Now, after trillions of dollars spent on enforcement and incarceration over nearly a century, some conservatives are coming to the conclusion maybe it isn't really working.    Debra Saunders, SF Chronicle columnist, is representative of this turnabout by many Conservatives.  In her column on June 12, 2011 she argued that the drug war encouraged criminality, deprived government of needed revenue, limited individual rights and was the essence of hypocrisy given that huge percentages of the leaders in the country used drugs as young people.   


She argues "Prohibition didn't work for alcohol and it doesn't work for drugs".  Prohibition ended in 1934 - why did it take conservatives 76 years to figure that one out?

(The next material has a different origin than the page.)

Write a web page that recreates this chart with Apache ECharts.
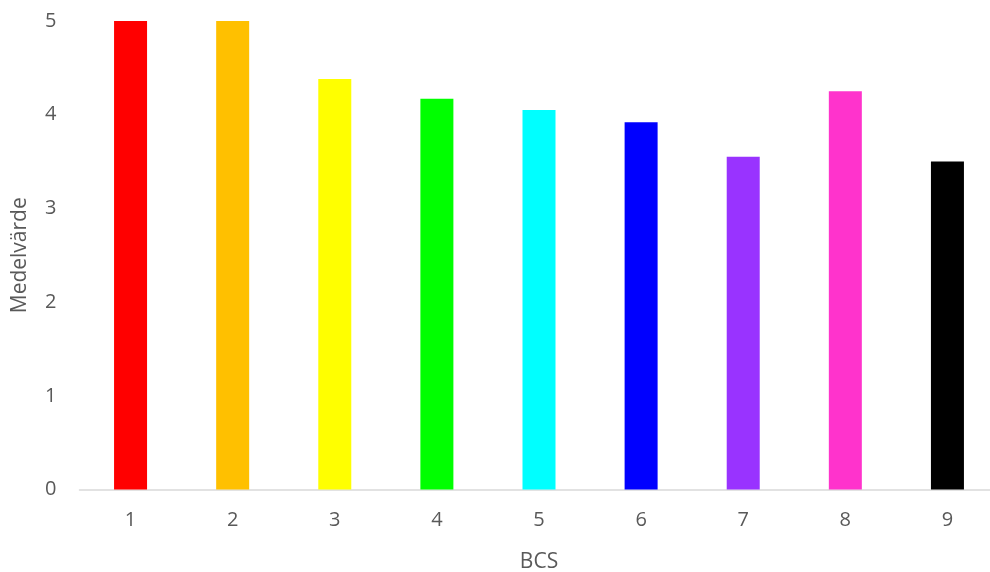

She next implies Democrats are what is keeping the drug war going.  She quotes some former Narcotics officer saying "(Obama)...needs to think about where he would be if he had been caught with drugs as a young black man".   I find this breathtakingly condescending.  Do they really believe Obama hasn't been painfully aware of that fact his whole life?  


In the last decade immigration has been one of the clubs conservative politicians use to beat up political opponents.  Now that conservatives have basically taken over many of the smaller states, they are passing harsh immigration laws.  Georgia  passed a really tough immigration law that takes effect on July 1 that is basically causing many of the farmworkers in the State to leave.   As a result farmers in Georgia had only about 1/2 to 2/3 the labor available they normally need during the May/June harvest period.  The farmers estimate they lost about $300 million because they did not have enough labor.  The Governor of Georgia who signed the bill into law suggested that Parolee's would take those newly available jobs (Right - parolees are going to voluntarily do hard physical labor all day in the hot sun).  Here is my prediction.  There is little that is more important to conservatives than letting people make money, so Georgia's law will be amended to become relatively toothless and then Georgia's conservatives will be keeping mum about immigration, or find a way to say Democrats caused the states economic problems.  I just have to wonder why they couldn't take a couple minutes before they passed the law to question the wisdom of their emotional beliefs, to think and do some research about the consequences of their actions.  In the last decade every time the topic of immigration came up farmers or other people who actually know what immigrants do would point out migratory labor does the dirty work no one else is hungry enough to do.  But conservatives don't seem capable of hearing voices that contradict their ideology.


In 1863 Republican President Abraham Lincoln freed the slaves.  Yet in my lifetime Republicans are consistently the last to get on board with civil rights issues.  The fought the 1963 Civil Rights Act tooth and nail.  They railed against equal rights for women.  The last decade they have been firing people up about saving marriage by not letting gays get married, but never stopping to think exactly how a gay couples marriage negatively impacts anyone else.  For the longer term that battle is probably over - in the Prop 8 case in California the Conservatives had to actually put on evidence showing gay marriage harmed society in some way - and suddenly discovered they had none.  Strongly held emotional belief doesn't cut it as evidence in Federal Court.  The proponents of Prop 8 still think they may get the extremely conservative current Supreme Court to reverse the trial courts decision.   But I don't think even this Supreme Court will be able to find a way to protect this particular Conservative ideology.  They may be Conservative but they are lawyers who have devoted their entire life to the distinction between evidence and belief.


In another couple decades Conservatives will be standing up on the floor of Congress making self righteous speeches in support the right of gays to be treated like everyone else.  Much as they now support racial equality, or womens rights.  I just wish they could pause from time to time to really critically exam their ideology to see if it makes sense before they start manning the political barriers for decades long fights.